New Method for Obtaining Antimicrobial, Bismuth-Containing Apatite

A research team from the Department of Solid State Chemistry of the Lobachevsky University worked under Dr. Evgeny Bulanov to devise an innovative technique for obtaining bismuth-containing apatite.

With the aim of modeling the functioning of this material under operating conditions, the team has also analyzed its crystal structure as well as its thermodynamic characteristics.

Materials formed using compounds that have a crystalline structure of apatite have a broad array of applications - from fertilizers to ionic conductors. This is because nearly any element from the periodic table can be combined into the structure of these substances, which leads to variations in the performance of the material.

Hydroxyapatite, which has the formula Ca5(PO4)3OH, is largely used in the field of medicine as the source for materials applied to revive bone tissue. It is similar to the inorganic component found in bone, both structurally and chemically.

For nearly a decade, this compound and its analogs have been studied at the UNN Department of Solid State Chemistry. One of the most recent accomplishments is the incorporation of bismuth atoms into the crystal structure of the compound. Bismuth and its compounds demonstrate antimicrobial activity; hence, bismuth-containing apatite can be used to synthesize a material with biocompatibility as well as antimicrobial characteristics.

The team put forward a solid-phase synthesis process to produce the substance, allowing the process temperature to be considerably decreased when compared with the literature data. The Rietveld method was used for refining the crystalline structure of the compound, which enabled the determination of the distribution of atoms along crystallographic positions. This distribution must be known for subsequently elaborating on the properties of the substance.

Evgeny Bulanov, a senior researcher at the UNN Department of Solid State Chemistry, reiterated that for biomaterials, although finding ways for producing a substance is important, gaining insights into the behavior of the material under service conditions is equally important.

Thermodynamic modeling can give the answer to this question. The experimentally determined standard thermodynamic functions of bismuth-containing apatite will be used to analyze possible transformations of the substance already implanted into the human body. It is necessary for predicting possible negative consequences (destruction of the material caused by a change in its phase composition).

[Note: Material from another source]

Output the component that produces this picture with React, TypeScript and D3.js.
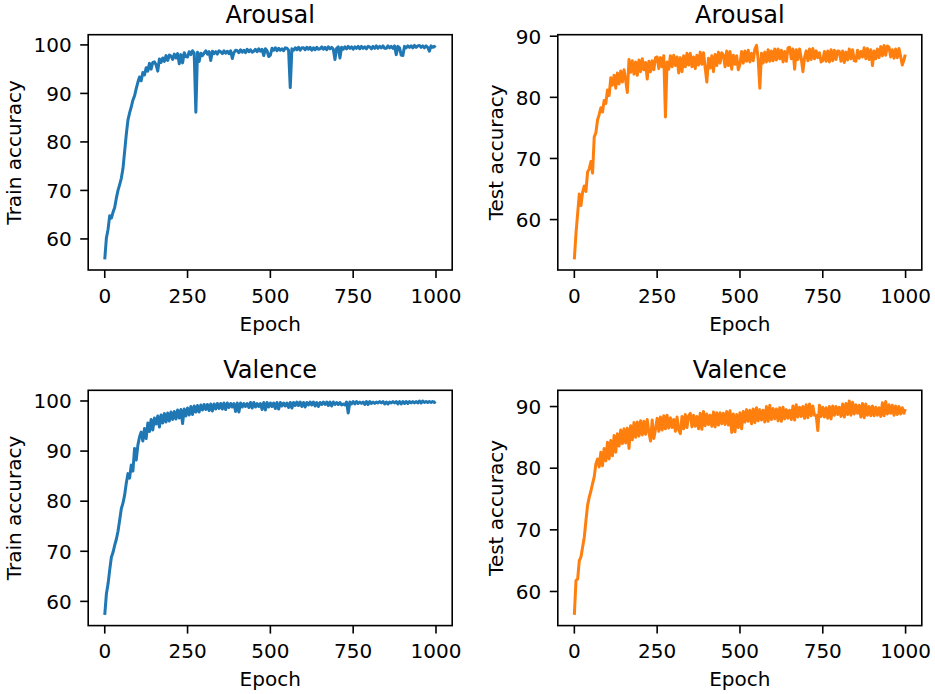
import * as d3 from "d3";

// epochs sampled every 5, plus the last one
const EPOCHS = [...d3.range(0, 1000, 5), 999];

const TRAIN_AROUSAL = [
  55.8, 60.2, 62.0, 64.8, 64.3, 65.5, 66.5, 68.4, 70.0, 71.2,
  72.5, 74.5, 78.0, 81.5, 84.5, 86.0, 87.2, 88.6, 89.5, 91.0,
  92.3, 93.4, 92.6, 94.3, 93.8, 95.3, 94.6, 96.2, 95.0, 96.4,
  96.5, 95.9, 94.6, 97.1, 96.4, 97.3, 96.6, 97.8, 96.8, 97.9,
  97.7, 97.0, 98.1, 97.3, 98.2, 96.1, 98.0, 96.3, 98.4, 97.6,
  97.5, 98.6, 98.0, 98.8, 98.3, 86.1, 98.5, 96.6, 98.3, 97.8,
  98.3, 98.8, 98.1, 98.6, 96.8, 98.7, 98.2, 98.6, 98.1, 98.8,
  98.6, 98.2, 98.8, 98.3, 98.7, 98.2, 98.8, 97.2, 98.4, 98.9,
  98.8, 98.4, 99.0, 98.5, 98.9, 98.4, 99.1, 98.6, 99.0, 98.5,
  98.7, 99.1, 98.6, 99.2, 98.7, 99.1, 97.8, 99.2, 98.8, 97.6,
  97.9, 99.3, 98.9, 99.4, 98.8, 99.3, 98.9, 99.2, 98.8, 99.4,
  99.3, 98.9, 91.2, 99.2, 98.9, 99.4, 99.0, 99.5, 98.9, 99.4,
  99.4, 99.0, 99.5, 99.1, 99.5, 98.9, 99.4, 99.0, 99.5, 99.1,
  99.2, 99.6, 99.1, 99.5, 99.0, 99.6, 99.2, 99.5, 99.1, 97.0,
  99.3, 99.6, 97.3, 99.5, 99.1, 99.6, 99.2, 99.7, 99.3, 99.6,
  99.1, 99.6, 99.3, 99.7, 99.2, 99.7, 99.3, 99.6, 99.2, 99.7,
  99.6, 99.2, 99.7, 99.3, 99.8, 99.3, 99.7, 99.4, 99.8, 99.3,
  99.3, 99.8, 99.4, 99.7, 99.3, 99.8, 98.0, 99.7, 99.4, 97.9,
  97.8, 99.7, 99.4, 99.8, 99.5, 99.8, 99.4, 99.9, 99.5, 99.8,
  99.9, 99.5, 99.8, 99.4, 99.8, 99.5, 98.7, 99.8, 99.5, 99.7,
  99.5,
];

const TEST_AROUSAL = [
  53.5, 57.8, 61.0, 64.2, 62.3, 64.5, 65.5, 64.6, 67.8, 68.3,
  69.5, 67.6, 73.5, 74.2, 76.3, 77.2, 78.3, 77.6, 79.5, 79.0,
  81.2, 80.3, 83.2, 82.0, 83.6, 81.5, 84.0, 82.2, 84.3, 82.5,
  84.5, 82.8, 80.8, 86.2, 84.1, 86.0, 83.8, 85.8, 83.6, 86.1,
  84.2, 86.3, 84.5, 85.7, 83.0, 85.9, 84.2, 86.0, 84.5, 86.5,
  86.6, 84.7, 86.5, 85.0, 86.8, 76.8, 85.8, 84.6, 86.8, 85.0,
  86.9, 85.2, 86.6, 84.0, 86.5, 84.2, 86.8, 85.0, 87.2, 85.3,
  87.2, 85.0, 86.6, 84.7, 86.9, 85.3, 87.4, 85.4, 87.3, 84.8,
  82.5, 86.4, 84.8, 86.8, 84.2, 87.0, 85.2, 87.4, 85.6, 87.3,
  86.9, 85.0, 87.6, 85.2, 87.5, 84.6, 86.9, 85.4, 86.8, 84.5,
  85.4, 87.5, 85.6, 87.6, 85.9, 87.7, 85.8, 87.2, 86.0, 87.9,
  88.5, 86.2, 81.5, 87.2, 85.6, 87.4, 85.8, 87.8, 85.9, 87.6,
  86.0, 87.9, 86.1, 87.9, 86.3, 87.7, 85.8, 87.5, 85.9, 88.1,
  88.2, 86.3, 87.9, 84.6, 87.8, 86.2, 87.9, 86.4, 84.2, 86.5,
  87.6, 86.0, 87.9, 86.2, 88.0, 86.3, 87.6, 86.5, 87.3, 85.8,
  86.0, 87.5, 85.9, 87.6, 85.8, 87.8, 86.0, 87.7, 86.2, 87.6,
  87.5, 85.9, 87.6, 85.7, 87.4, 86.1, 87.9, 86.3, 87.8, 86.0,
  85.9, 87.7, 86.4, 87.5, 86.6, 88.1, 86.3, 88.0, 86.2, 87.8,
  85.2, 87.6, 86.3, 87.9, 86.5, 88.3, 86.8, 88.5, 86.9, 88.4,
  88.2, 86.6, 87.8, 86.4, 87.9, 86.5, 88.0, 86.7, 85.3, 86.1,
  87.0,
];

const TRAIN_VALENCE = [
  57.3, 61.5, 63.5, 66.3, 68.8, 69.8, 71.2, 72.4, 74.0, 76.2,
  78.5, 79.6, 81.2, 83.6, 85.5, 84.6, 87.2, 86.0, 90.5, 88.2,
  91.2, 92.8, 93.8, 92.0, 94.5, 92.5, 95.6, 93.9, 96.3, 94.2,
  96.6, 95.4, 97.0, 94.8, 97.2, 95.6, 97.5, 95.8, 97.6, 96.0,
  97.8, 96.3, 97.9, 96.4, 98.2, 96.6, 98.3, 95.5, 98.4, 97.0,
  98.6, 97.2, 98.9, 97.3, 99.0, 97.8, 99.1, 97.8, 99.2, 98.2,
  99.3, 98.3, 99.3, 98.1, 99.4, 98.0, 99.4, 98.4, 99.5, 98.5,
  99.5, 98.4, 99.6, 98.3, 99.6, 98.7, 99.5, 98.8, 99.5, 97.9,
  99.6, 97.8, 99.6, 98.8, 99.5, 98.9, 99.5, 98.7, 99.7, 98.6,
  99.7, 98.8, 99.5, 98.9, 99.5, 98.3, 99.7, 98.2, 99.7, 98.8,
  99.6, 98.9, 99.6, 98.5, 99.7, 98.4, 99.7, 99.0, 99.6, 99.0,
  99.6, 98.7, 99.7, 98.6, 99.7, 99.1, 99.8, 99.1, 99.8, 98.9,
  99.7, 98.8, 99.7, 99.2, 99.8, 99.2, 99.8, 99.0, 99.7, 98.9,
  99.7, 99.3, 99.8, 99.3, 99.8, 99.1, 99.8, 99.0, 99.8, 99.3,
  99.7, 99.3, 99.7, 99.2, 99.4, 99.2, 99.8, 97.6, 99.8, 99.4,
  99.9, 99.4, 99.9, 99.5, 99.8, 99.5, 99.8, 99.3, 99.9, 99.3,
  99.9, 99.5, 99.8, 99.5, 99.8, 99.6, 99.9, 99.6, 99.9, 99.4,
  99.8, 99.4, 99.8, 99.6, 99.9, 99.6, 99.9, 99.4, 99.9, 99.4,
  99.9, 99.5, 99.9, 99.5, 99.9, 99.6, 99.9, 99.6, 99.9, 99.6,
  100.0, 99.6, 100.0, 99.7, 99.9, 99.7, 99.9, 99.7, 99.9, 99.7,
  99.9,
];

const TEST_VALENCE = [
  56.2, 61.8, 62.0, 65.0, 65.6, 67.2, 68.8, 71.5, 74.0, 75.3,
  76.3, 77.5, 78.6, 80.7, 81.5, 80.2, 82.6, 80.4, 83.2, 81.2,
  84.2, 81.5, 84.5, 82.0, 85.3, 82.6, 85.6, 83.6, 86.2, 84.0,
  86.4, 84.1, 86.5, 83.2, 86.9, 84.6, 87.4, 85.0, 87.5, 85.2,
  87.7, 85.4, 87.6, 85.5, 87.9, 85.8, 84.4, 87.8, 84.8, 86.3,
  88.1, 86.0, 88.3, 86.2, 88.5, 86.4, 88.6, 86.5, 88.2, 86.6,
  87.9, 86.0, 88.3, 86.2, 85.6, 88.4, 86.4, 88.7, 86.6, 88.5,
  88.9, 86.7, 88.6, 86.8, 88.4, 86.4, 88.9, 86.3, 89.2, 86.9,
  88.8, 87.1, 88.6, 86.8, 89.1, 86.7, 89.0, 87.0, 89.0, 87.2,
  88.9, 87.1, 89.2, 87.0, 89.3, 85.8, 88.8, 85.9, 88.7, 86.6,
  89.0, 86.4, 89.2, 87.5, 89.5, 87.6, 89.4, 87.2, 89.6, 87.4,
  89.8, 87.7, 89.5, 87.8, 89.4, 87.5, 90.0, 87.6, 90.2, 87.9,
  89.7, 88.0, 89.6, 87.7, 89.8, 87.6, 89.9, 88.0, 89.5, 88.1,
  89.4, 87.9, 90.1, 87.8, 90.3, 88.3, 89.9, 88.4, 90.0, 88.1,
  90.3, 88.2, 90.4, 88.5, 90.1, 88.6, 88.6, 86.1, 90.2, 88.4,
  89.9, 88.3, 89.8, 88.1, 90.0, 88.0, 90.1, 88.6, 90.0, 88.7,
  89.9, 88.4, 90.4, 88.3, 90.5, 88.7, 90.9, 88.6, 90.7, 88.8,
  90.3, 88.9, 90.2, 88.3, 90.5, 88.2, 90.4, 88.6, 90.0, 88.5,
  90.1, 88.5, 89.9, 88.6, 89.8, 88.4, 90.6, 88.5, 90.8, 88.8,
  90.3, 88.9, 90.2, 88.6, 90.1, 88.7, 90.0, 88.8, 89.8, 88.9,
  89.6,
];

const X_TICKS = [0, 250, 500, 750, 1000];
const TRAIN_TICKS = [60, 70, 80, 90, 100];
const TEST_TICKS = [60, 70, 80, 90];

const BLUE = "#1f77b4";
const ORANGE = "#ff7f0e";
const FONT = "DejaVu Sans, sans-serif";

interface PanelProps {
  left: number;
  top: number;
  title: string;
  ylabel: string;
  ylabelX: number;
  values: number[];
  color: string;
  yTicks: number[];
}

const W = 364, H = 235.3;
const TICK = 8;

function Panel({ left, top, title, ylabel, ylabelX, values, color, yTicks }: PanelProps) {
  // matplotlib-style 5% margins
  const x = d3.scaleLinear().domain([-49.95, 1048.95]).range([left, left + W]);
  const [lo, hi] = d3.extent(values) as [number, number];
  const m = (hi - lo) * 0.05;
  const y = d3.scaleLinear().domain([lo - m, hi + m]).range([top + H, top]);

  const line = d3.line<number>()
    .x((_, i) => x(EPOCHS[i]))
    .y((d) => y(d));

  const bottom = top + H;
  const cx = left + W / 2;

  return (
    <g fontFamily={FONT} fill="#000">
      <path d={line(values) ?? ""} fill="none" stroke={color} strokeWidth={3} strokeLinejoin="round" />
      <rect x={left} y={top} width={W} height={H} fill="none" stroke="#000" strokeWidth={1.6} />
      {X_TICKS.map((t) => (
        <g key={"x" + t}>
          <line x1={x(t)} x2={x(t)} y1={bottom} y2={bottom + TICK} stroke="#000" strokeWidth={1.6} />
          <text x={x(t)} y={bottom + 32.5} fontSize={20} textAnchor="middle">{t}</text>
        </g>
      ))}
      {yTicks.map((t) => (
        <g key={"y" + t}>
          <line x1={left - TICK} x2={left} y1={y(t)} y2={y(t)} stroke="#000" strokeWidth={1.6} />
          <text x={left - 16.5} y={y(t) + 7.3} fontSize={20} textAnchor="end">{t}</text>
        </g>
      ))}
      <text x={cx} y={bottom + 60.5} fontSize={20} textAnchor="middle">Epoch</text>
      <text x={cx} y={top - 12} fontSize={24} textAnchor="middle">{title}</text>
      <text
        transform={`translate(${ylabelX},${top + H / 2}) rotate(-90)`}
        fontSize={20}
        textAnchor="middle"
      >
        {ylabel}
      </text>
    </g>
  );
}

export default function App() {
  return (
    <svg
      width={935}
      height={694}
      style={{ position: "absolute", left: 0, top: 0, background: "#fff" }}
    >
      <Panel left={88.2} top={34.7} title="Arousal" ylabel="Train accuracy" ylabelX={20.8}
        values={TRAIN_AROUSAL} color={BLUE} yTicks={TRAIN_TICKS} />
      <Panel left={557.8} top={34.7} title="Arousal" ylabel="Test accuracy" ylabelX={503}
        values={TEST_AROUSAL} color={ORANGE} yTicks={TEST_TICKS} />
      <Panel left={88.2} top={390.3} title="Valence" ylabel="Train accuracy" ylabelX={20.8}
        values={TRAIN_VALENCE} color={BLUE} yTicks={TRAIN_TICKS} />
      <Panel left={557.8} top={390.3} title="Valence" ylabel="Test accuracy" ylabelX={503}
        values={TEST_VALENCE} color={ORANGE} yTicks={TEST_TICKS} />
    </svg>
  );
}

Evgeny Bulanov, Senior Researcher

The researchers from Lobachevsky University have found out several anomalous variations in the characteristics of the materials in the low-temperature region—such as an increase in the heat capacity at temperatures below 8 K, and the formation of a superstructure in the region of 173 K—which need further investigation.

The UNN Department of Solid State Chemistry performed this research in collaboration with colleagues from the Nanyang Technological University, Singapore. The results have been reported in an article titled “Bi-apatite: synthesis, crystal structure and low-temperature heat capacity,” published in the Journal of Chemical Thermodynamics.